__WHAT THE TASK REQUIRES__. Will you extract the entries word for word? Images should not appear in the copy.
--- BEGIN ---
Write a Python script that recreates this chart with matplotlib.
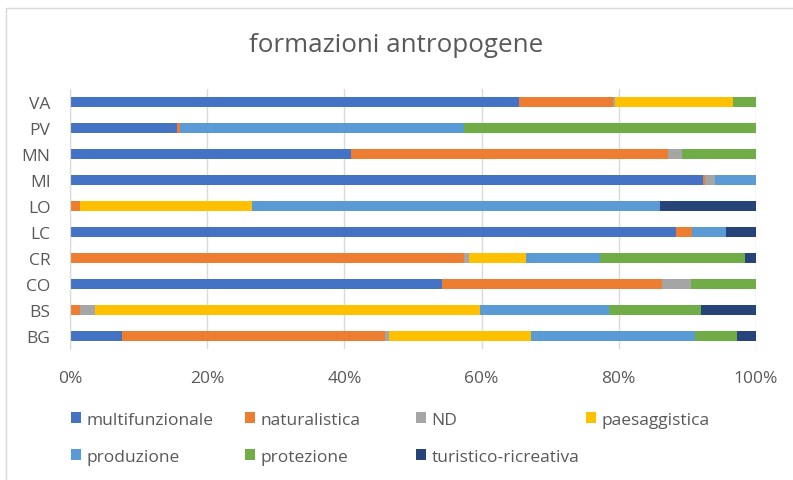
import numpy as np
import matplotlib.pyplot as plt
from matplotlib.patches import Rectangle

plt.rcParams['font.family'] = ['Open Sans', 'DejaVu Sans']

provinces = ['BG', 'BS', 'CO', 'CR', 'LC', 'LO', 'MI', 'MN', 'PV', 'VA']
series = ['multifunzionale', 'naturalistica', 'ND', 'paesaggistica',
          'produzione', 'protezione', 'turistico-ricreativa']
colors = ['#4472C4', '#ED7D31', '#A5A5A5', '#FFC000', '#5B9BD5', '#70AD47', '#264478']

# shares (%) per province, same order as provinces
multifunzionale = [7.6, 0.0, 54.3, 0.0, 88.4, 0.0, 92.3, 40.9, 15.6, 65.4]
naturalistica = [38.3, 1.5, 32.0, 57.4, 2.2, 1.5, 0.3, 46.3, 0.4, 13.8]
nd = [0.6, 2.2, 4.2, 0.8, 0.0, 0.0, 1.4, 2.0, 0.0, 0.2]
paesaggistica = [20.7, 56.0, 0.0, 8.2, 0.0, 25.1, 0.0, 0.0, 0.0, 17.2]
produzione = [23.9, 18.8, 0.0, 10.9, 5.0, 59.4, 6.0, 0.0, 41.5, 0.0]
protezione = [6.1, 13.5, 9.5, 21.1, 0.0, 0.0, 0.0, 10.8, 42.5, 3.4]
turistico = [2.8, 8.0, 0.0, 1.6, 4.4, 14.0, 0.0, 0.0, 0.0, 0.0]

data = np.array([multifunzionale, naturalistica, nd, paesaggistica,
                 produzione, protezione, turistico])
data = data / data.sum(axis=0) * 100

gray = '#595959'
fig = plt.figure(figsize=(7.93, 4.81), dpi=100)
ax = fig.add_axes([70 / 793, 1 - 350 / 481, 686 / 793, 260 / 481])

y = np.arange(len(provinces))
left = np.zeros(len(provinces))
bars = []
for vals, name, col in zip(data, series, colors):
    b = ax.barh(y, vals, left=left, height=0.41, color=col, label=name)
    bars.append(b)
    left += vals

ax.set_xlim(0, 100)
ax.set_ylim(-0.5, len(provinces) - 0.5)
ax.set_xticks(np.arange(0, 101, 20))
ax.set_xticklabels(['%d%%' % v for v in range(0, 101, 20)])
ax.set_yticks(y)
ax.set_yticklabels(provinces)
ax.tick_params(length=0, labelsize=12.5, colors=gray)
ax.tick_params(axis='y', pad=14)
ax.tick_params(axis='x', pad=15)
ax.grid(axis='x', color='#d9d9d9', linewidth=1)
ax.set_axisbelow(True)
for s in ['top', 'right', 'bottom']:
    ax.spines[s].set_visible(False)
ax.spines['left'].set_color('#d9d9d9')

fig.text(0.5, 1 - 46 / 481, 'formazioni antropogene', ha='center', va='center',
         fontsize=18.7, color=gray)

# legend laid out in four equal columns like the original
col_x = [71, 245, 416, 586]
row_y = [421, 458]
for i, (b, name) in enumerate(zip(bars, series)):
    row, c = divmod(i, 4)
    fig.legend([b], [name], loc='center left',
               bbox_to_anchor=(col_x[c] / 793, 1 - row_y[row] / 481),
               frameon=False, fontsize=12.5, labelcolor=gray,
               handlelength=0.6, handleheight=0.6, handletextpad=0.3,
               borderpad=0, borderaxespad=0)

fig.patches.append(Rectangle((6 / 793, -0.1), 1.2, 1 - 9 / 481 + 0.1,
                             transform=fig.transFigure, fill=False,
                             edgecolor='#d9d9d9', linewidth=1))

fig.savefig('out.png', dpi=100)
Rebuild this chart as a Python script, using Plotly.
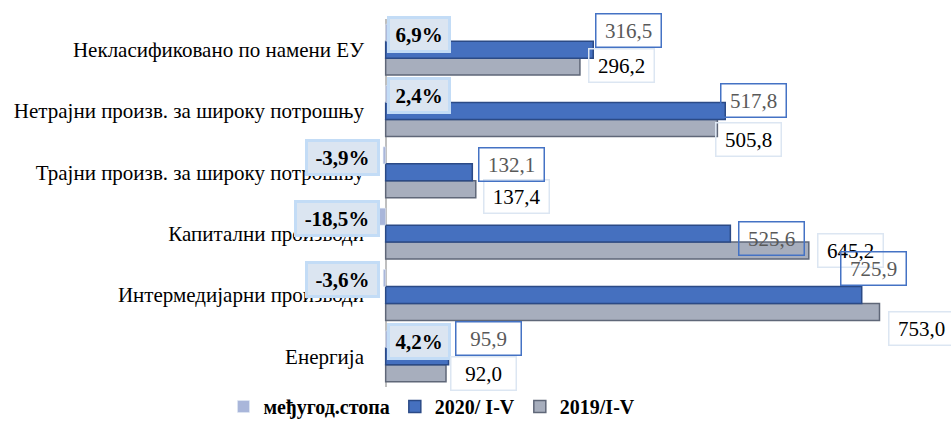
import plotly.graph_objects as go

# categories, bottom to top
categories = ['Енергија', 'Интермедијарни производи', 'Капитални производи',
              'Трајни произв. за широку потрошњу', 'Нетрајни произв. за широку потрошњу',
              'Некласификовано по намени ЕУ']
vals_2020 = [95.9, 725.9, 525.6, 132.1, 517.8, 316.5]
vals_2019 = [92.0, 753.0, 645.2, 137.4, 505.8, 296.2]
rate = [4.2, -3.6, -18.5, -3.9, 2.4, 6.9]

# label nudges in px (x, y) - Excel labels were moved by hand
nudge_2020 = [(6, 18), (-22, 26), (8, -5), (6, 8), (-5, 10), (2, 19)]
nudge_2019 = [(4, 0), (8, -17), (8, 0), (7, -7), (-2, -12), (8, 1)]


def fmt(v, pct=False):
    s = f'{v:.1f}'.replace('.', ',')
    return s + '%' if pct else s


fig = go.Figure()
fig.add_trace(go.Bar(y=categories, x=vals_2019, orientation='h', name='2019/I-V',
                     marker=dict(color='#a7aebd', line=dict(color='#5f6778', width=1.5))))
fig.add_trace(go.Bar(y=categories, x=vals_2020, orientation='h', name='2020/ I-V',
                     marker=dict(color='#4570bf', line=dict(color='#2b4a86', width=1.5))))
fig.add_trace(go.Bar(y=categories, x=rate, orientation='h', name='међугод.стопа',
                     marker=dict(color='#a9b6da')))

slot = 17  # px between bar slots
annots = []
for i, c in enumerate(categories):
    r = rate[i]
    txt = fmt(r, True)
    annots.append(dict(x=0, y=c, text='<b>' + txt + '</b>', showarrow=False,
                       xanchor='left' if r > 0 else 'right', xshift=1 if r > 0 else -6,
                       yshift=slot - 2, font=dict(size=21, color='black'),
                       width=11 * len(txt) + 8, height=25,
                       bgcolor='#dbe5f1', bordercolor='#c3dcf6', borderwidth=3, borderpad=3))
for i, c in enumerate(categories):
    annots.append(dict(x=vals_2019[i], y=c, text=fmt(vals_2019[i]), showarrow=False,
                       xanchor='left', xshift=nudge_2019[i][0], yshift=-slot + nudge_2019[i][1],
                       font=dict(size=21, color='black'), width=58, height=26,
                       bgcolor='rgba(255,255,255,0)', bordercolor='#dce6f2',
                       borderwidth=1.5, borderpad=3))
for i, c in enumerate(categories):
    annots.append(dict(x=vals_2020[i], y=c, text=fmt(vals_2020[i]), showarrow=False,
                       xanchor='left', xshift=nudge_2020[i][0], yshift=nudge_2020[i][1],
                       font=dict(size=21, color='#595959'), width=58, height=26,
                       bgcolor='rgba(255,255,255,0)', bordercolor='#4472c4',
                       borderwidth=1.5, borderpad=3))

fig.update_layout(
    width=951, height=426,
    margin=dict(l=366, r=21, t=19, b=0),
    plot_bgcolor='white', paper_bgcolor='white',
    font=dict(family='Liberation Serif, Times New Roman, serif', color='black'),
    barmode='group', bargap=0.17, bargroupgap=0,
    showlegend=True,
    legend=dict(orientation='h', traceorder='reversed', x=0.117, xanchor='center',
                y=0, yanchor='bottom', font=dict(size=20, color='black'),
                itemwidth=30),
    annotations=annots,
)
fig.update_xaxes(range=[-30, 830], showgrid=False, showticklabels=False, zeroline=True,
                 zerolinecolor='#bfbfbf', zerolinewidth=1.5)
fig.update_yaxes(domain=[0.096, 1], range=[-0.5, 5.5], showgrid=False, showline=False,
                 ticks='', ticklabelstandoff=1, automargin=False,
                 tickfont=dict(size=21, color='black'))
fig.for_each_trace(lambda t: t.update(name='<b>' + t.name + '</b>'))

# page body has a default 8px margin, drop it so the chart sits at 0,0
fig.write_html('out.html', config={'displayModeBar': False},
               post_script="document.body.style.margin='0';")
--- END ---
__COMPLETED TASK__.
Write a Python script that recreates this chart with matplotlib.
import numpy as np
import matplotlib.pyplot as plt
from matplotlib.patches import Rectangle

plt.rcParams['font.family'] = ['Open Sans', 'DejaVu Sans']

provinces = ['BG', 'BS', 'CO', 'CR', 'LC', 'LO', 'MI', 'MN', 'PV', 'VA']
series = ['multifunzionale', 'naturalistica', 'ND', 'paesaggistica',
          'produzione', 'protezione', 'turistico-ricreativa']
colors = ['#4472C4', '#ED7D31', '#A5A5A5', '#FFC000', '#5B9BD5', '#70AD47', '#264478']

# shares (%) per province, same order as provinces
multifunzionale = [7.6, 0.0, 54.3, 0.0, 88.4, 0.0, 92.3, 40.9, 15.6, 65.4]
naturalistica = [38.3, 1.5, 32.0, 57.4, 2.2, 1.5, 0.3, 46.3, 0.4, 13.8]
nd = [0.6, 2.2, 4.2, 0.8, 0.0, 0.0, 1.4, 2.0, 0.0, 0.2]
paesaggistica = [20.7, 56.0, 0.0, 8.2, 0.0, 25.1, 0.0, 0.0, 0.0, 17.2]
produzione = [23.9, 18.8, 0.0, 10.9, 5.0, 59.4, 6.0, 0.0, 41.5, 0.0]
protezione = [6.1, 13.5, 9.5, 21.1, 0.0, 0.0, 0.0, 10.8, 42.5, 3.4]
turistico = [2.8, 8.0, 0.0, 1.6, 4.4, 14.0, 0.0, 0.0, 0.0, 0.0]

data = np.array([multifunzionale, naturalistica, nd, paesaggistica,
                 produzione, protezione, turistico])
data = data / data.sum(axis=0) * 100

gray = '#595959'
fig = plt.figure(figsize=(7.93, 4.81), dpi=100)
ax = fig.add_axes([70 / 793, 1 - 350 / 481, 686 / 793, 260 / 481])

y = np.arange(len(provinces))
left = np.zeros(len(provinces))
bars = []
for vals, name, col in zip(data, series, colors):
    b = ax.barh(y, vals, left=left, height=0.41, color=col, label=name)
    bars.append(b)
    left += vals

ax.set_xlim(0, 100)
ax.set_ylim(-0.5, len(provinces) - 0.5)
ax.set_xticks(np.arange(0, 101, 20))
ax.set_xticklabels(['%d%%' % v for v in range(0, 101, 20)])
ax.set_yticks(y)
ax.set_yticklabels(provinces)
ax.tick_params(length=0, labelsize=12.5, colors=gray)
ax.tick_params(axis='y', pad=14)
ax.tick_params(axis='x', pad=15)
ax.grid(axis='x', color='#d9d9d9', linewidth=1)
ax.set_axisbelow(True)
for s in ['top', 'right', 'bottom']:
    ax.spines[s].set_visible(False)
ax.spines['left'].set_color('#d9d9d9')

fig.text(0.5, 1 - 46 / 481, 'formazioni antropogene', ha='center', va='center',
         fontsize=18.7, color=gray)

# legend laid out in four equal columns like the original
col_x = [71, 245, 416, 586]
row_y = [421, 458]
for i, (b, name) in enumerate(zip(bars, series)):
    row, c = divmod(i, 4)
    fig.legend([b], [name], loc='center left',
               bbox_to_anchor=(col_x[c] / 793, 1 - row_y[row] / 481),
               frameon=False, fontsize=12.5, labelcolor=gray,
               handlelength=0.6, handleheight=0.6, handletextpad=0.3,
               borderpad=0, borderaxespad=0)

fig.patches.append(Rectangle((6 / 793, -0.1), 1.2, 1 - 9 / 481 + 0.1,
                             transform=fig.transFigure, fill=False,
                             edgecolor='#d9d9d9', linewidth=1))

fig.savefig('out.png', dpi=100)
Rebuild this chart as a Python script, using Plotly.
import plotly.graph_objects as go

# categories, bottom to top
categories = ['Енергија', 'Интермедијарни производи', 'Капитални производи',
              'Трајни произв. за широку потрошњу', 'Нетрајни произв. за широку потрошњу',
              'Некласификовано по намени ЕУ']
vals_2020 = [95.9, 725.9, 525.6, 132.1, 517.8, 316.5]
vals_2019 = [92.0, 753.0, 645.2, 137.4, 505.8, 296.2]
rate = [4.2, -3.6, -18.5, -3.9, 2.4, 6.9]

# label nudges in px (x, y) - Excel labels were moved by hand
nudge_2020 = [(6, 18), (-22, 26), (8, -5), (6, 8), (-5, 10), (2, 19)]
nudge_2019 = [(4, 0), (8, -17), (8, 0), (7, -7), (-2, -12), (8, 1)]


def fmt(v, pct=False):
    s = f'{v:.1f}'.replace('.', ',')
    return s + '%' if pct else s


fig = go.Figure()
fig.add_trace(go.Bar(y=categories, x=vals_2019, orientation='h', name='2019/I-V',
                     marker=dict(color='#a7aebd', line=dict(color='#5f6778', width=1.5))))
fig.add_trace(go.Bar(y=categories, x=vals_2020, orientation='h', name='2020/ I-V',
                     marker=dict(color='#4570bf', line=dict(color='#2b4a86', width=1.5))))
fig.add_trace(go.Bar(y=categories, x=rate, orientation='h', name='међугод.стопа',
                     marker=dict(color='#a9b6da')))

slot = 17  # px between bar slots
annots = []
for i, c in enumerate(categories):
    r = rate[i]
    txt = fmt(r, True)
    annots.append(dict(x=0, y=c, text='<b>' + txt + '</b>', showarrow=False,
                       xanchor='left' if r > 0 else 'right', xshift=1 if r > 0 else -6,
                       yshift=slot - 2, font=dict(size=21, color='black'),
                       width=11 * len(txt) + 8, height=25,
                       bgcolor='#dbe5f1', bordercolor='#c3dcf6', borderwidth=3, borderpad=3))
for i, c in enumerate(categories):
    annots.append(dict(x=vals_2019[i], y=c, text=fmt(vals_2019[i]), showarrow=False,
                       xanchor='left', xshift=nudge_2019[i][0], yshift=-slot + nudge_2019[i][1],
                       font=dict(size=21, color='black'), width=58, height=26,
                       bgcolor='rgba(255,255,255,0)', bordercolor='#dce6f2',
                       borderwidth=1.5, borderpad=3))
for i, c in enumerate(categories):
    annots.append(dict(x=vals_2020[i], y=c, text=fmt(vals_2020[i]), showarrow=False,
                       xanchor='left', xshift=nudge_2020[i][0], yshift=nudge_2020[i][1],
                       font=dict(size=21, color='#595959'), width=58, height=26,
                       bgcolor='rgba(255,255,255,0)', bordercolor='#4472c4',
                       borderwidth=1.5, borderpad=3))

fig.update_layout(
    width=951, height=426,
    margin=dict(l=366, r=21, t=19, b=0),
    plot_bgcolor='white', paper_bgcolor='white',
    font=dict(family='Liberation Serif, Times New Roman, serif', color='black'),
    barmode='group', bargap=0.17, bargroupgap=0,
    showlegend=True,
    legend=dict(orientation='h', traceorder='reversed', x=0.117, xanchor='center',
                y=0, yanchor='bottom', font=dict(size=20, color='black'),
                itemwidth=30),
    annotations=annots,
)
fig.update_xaxes(range=[-30, 830], showgrid=False, showticklabels=False, zeroline=True,
                 zerolinecolor='#bfbfbf', zerolinewidth=1.5)
fig.update_yaxes(domain=[0.096, 1], range=[-0.5, 5.5], showgrid=False, showline=False,
                 ticks='', ticklabelstandoff=1, automargin=False,
                 tickfont=dict(size=21, color='black'))
fig.for_each_trace(lambda t: t.update(name='<b>' + t.name + '</b>'))

# page body has a default 8px margin, drop it so the chart sits at 0,0
fig.write_html('out.html', config={'displayModeBar': False},
               post_script="document.body.style.margin='0';")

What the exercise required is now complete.